- Minister Shivalinge Gowda addressing a press conference in September 2026.

Minister of Excise, Government of Karnataka
- Incumbent
- Assumed office 12 August 2026
- Governor: Thaawarchand Gehlot
- Chief Minister: D. K. Shivakumar
- Preceded by: R. B. Timmapur

Member of the Karnataka Legislative Assembly
- Incumbent
- Assumed office 2008
- Preceded by: A. S. Basavaraju
- Constituency: Arsikere

Personal details
- Born: 14 February 1958 (age 68) Kudukundi, Arsikere taluk, Hassan district, Karnataka
- Party: Indian National Congress (2023–present), Janata Dal (Secular) (until 2023)
- Spouse: H. D. Pushpavathi
- Children: 3

= K. M. Shivalinge Gowda =

Indian politician

K. M. Shivalinge Gowda (born 14 February 1958) is an Indian politician from Karnataka who serves as the Minister for Excise in the Government of Karnataka. He is a four-time member of the Karnataka Legislative Assembly from Arsikere Assembly constituency. He belongs to the Indian National Congress.

A legislator from the Janata Dal (Secular) for three terms (2008-2023), Gowda quit the party ahead of the 2023 Karnataka Legislative Assembly election and joined the Congress, and won the Arsikere constituency for the fourth consecutive term.

He was inducted to the Karnataka Cabinet for the first time on 3 August 2026. He also serves as the minister in charge of Hassan district.

== Early Life and Education ==
Shivalinge Gowda was born on 14 February 1958 in Kudukundi village in Arsikere Taluk of Hassan District to Manje Gowda and Dyavamma.

== Early Political Career ==
Gowda's involvement in politics began during his students days when he served as secretary of the students' union at Government College, Hassan, and later as a director of the Gandasi Seva Sahakara Sangha - a local cooperative institution.

He later served as a member of the Hassan Zilla Panchayat from 2001 to 2006 during which period he first contested an Assembly election.

== Political Career ==

=== 2004 Assembly Election - Defeat ===
He first contested a Karnataka Assembly Election in 2004 on Janata Dal (Secular) ticket from the then Gandasi Constituency in Hassan. But, he lost to Congress candidate B. Shivaramu by 18 votes.

=== As Member of Legislative Assembly from JD(S) ===
Gowda was elected as MLA for the first time in 2008 from Arsikere as a JD(S) candidate. He defeated the Congress candidate G. V. Siddappa by a comfortable margin of 34,226 votes.

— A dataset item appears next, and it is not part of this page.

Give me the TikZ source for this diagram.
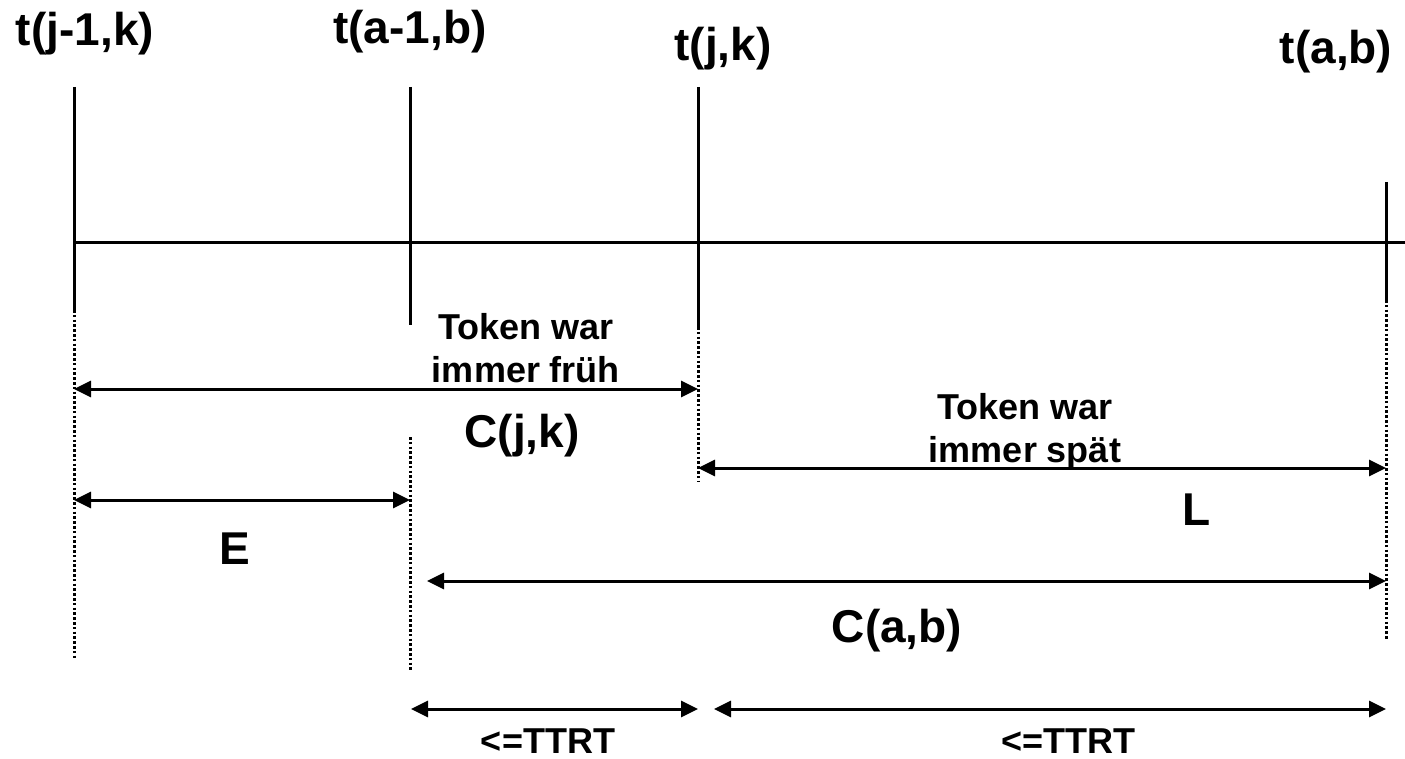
\documentclass[tikz,border=0pt]{standalone}
\usepackage{fontspec}
\setmainfont{Liberation Sans}
\usetikzlibrary{arrows.meta}

\newcommand\lblbig{\fontsize{46}{52}\selectfont\bfseries}
\newcommand\lblsmall{\fontsize{36}{43}\selectfont\bfseries}

\begin{document}
\begin{tikzpicture}[x=1pt,y=-1pt,
  tick/.style={line width=3pt},
  guide/.style={line width=3pt, dash pattern=on 2.6pt off 2.2pt},
  span/.style={line width=3pt, {Triangle[length=17pt,width=16pt]}-{Triangle[length=17pt,width=16pt]}},
  biglbl/.style={anchor=base, inner sep=0pt, font=\lblbig},
  smalllbl/.style={anchor=base, inner sep=0pt, font=\lblsmall, align=center}]
\useasboundingbox (0,0) rectangle (1405,759);

% time axis
\coordinate (axL) at (74,243);
\coordinate (axR) at (1405,243);
\draw[tick] (axL) -- (axR);

% event ticks: solid part above, dotted guide below
\coordinate (jm1top) at (74,87);   \coordinate (jm1mid) at (74,310);  \coordinate (jm1bot) at (74,658);
\coordinate (am1top) at (410,87);  \coordinate (am1mid) at (410,325);
\coordinate (am1gtop) at (410,437); \coordinate (am1bot) at (410,672);
\coordinate (jtop) at (698,87);    \coordinate (jmid) at (698,327);   \coordinate (jbot) at (698,482);
\coordinate (atop) at (1386,182);  \coordinate (amid) at (1386,300);  \coordinate (abot) at (1386,640);

\draw[tick] (jm1top) -- (jm1mid);
\draw[guide] (jm1mid) -- (jm1bot);
\draw[tick] (am1top) -- (am1mid);
\draw[guide] (am1gtop) -- (am1bot);
\draw[tick] (jtop) -- (jmid);
\draw[guide] (jmid) -- (jbot);
\draw[tick] (atop) -- (amid);
\draw[guide] (amid) -- (abot);

% event labels
\node[biglbl] (tjm1) at (85,46) {t(j-1,k)};
\node[biglbl] (tam1) at (410,44) {t(a-1,b)};
\node[biglbl] (tj) at (723,61) {t(j,k)};
\node[biglbl] (ta) at (1336,64) {t(a,b)};

% interval arrows
\coordinate (cjkL) at (74,389);  \coordinate (cjkR) at (698,389);
\coordinate (eL) at (74,500);    \coordinate (eR) at (410,500);
\coordinate (lL) at (698,468);   \coordinate (lR) at (1386,468);
\coordinate (cabL) at (427,581); \coordinate (cabR) at (1386,581);
\coordinate (t1L) at (411,709);  \coordinate (t1R) at (698,709);
\coordinate (t2L) at (714,709);  \coordinate (t2R) at (1386,709);

\draw[span] (cjkL) -- (cjkR);
\draw[span] (eL) -- (eR);
\draw[span] (lL) -- (lR);
\draw[span] (cabL) -- (cabR);
\draw[span] (t1L) -- (t1R);
\draw[span] (t2L) -- (t2R);

% interval labels (base anchor sits on the last line)
\node[smalllbl] (early) at (526,382) {Token war\\immer früh};
\node[biglbl] (cjk) at (522,447) {C(j,k)};
\node[smalllbl] (late) at (1025,462) {Token war\\immer spät};
\node[biglbl] (lbl) at (1197,525) {L};
\node[biglbl] (ebl) at (235,564) {E};
\node[biglbl] (cab) at (897,642) {C(a,b)};
\node[smalllbl] (ttrt1) at (548,753) {<=TTRT};
\node[smalllbl] (ttrt2) at (1068,753) {<=TTRT};
\end{tikzpicture}
\end{document}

He was re-elected from the same constituency in 2013 by defeating the Congress candidate B. Shivaramu by a margin of 29,631 votes.

In the 2018 Assembly election, he won the same constituency for the third consecutive time. He defeated the Congress candidate G. B. Shashidhara by a good margin of 43,689 votes.

=== As Karnataka Housing Board (KHB) Chairman ===
In February 2019, during the Congress-JD(S) government headed by Chief Minister H. D. Kumaraswamy, Gowda was appointed chairman of the Karnataka Housing Board (KHB).

He was reappointed chairman of the Board in January 2024, when the Congress government under Chief Minister Siddaramaiah appointed several legislators to head state-run boards and corporations. This is a position that carries Cabinet rank.

=== Quitting JD(S) and Joining Congress ===
By the end of his third term in the Assembly, Gowda developed differences with the JD(S) leadership and submitted his resignation as an MLA to Karnataka Assembly Speaker Vishweshwar Hegde Kageri on 2 April 2023.

By stating that his supporters in his constituency favoured his move to the Congress, he formally joined the party on 9 April 2023 at a programme held in Arsikere. He was welcomed into the party by Karnataka Congress leaders Siddaramaiah and D. K. Shivakumar.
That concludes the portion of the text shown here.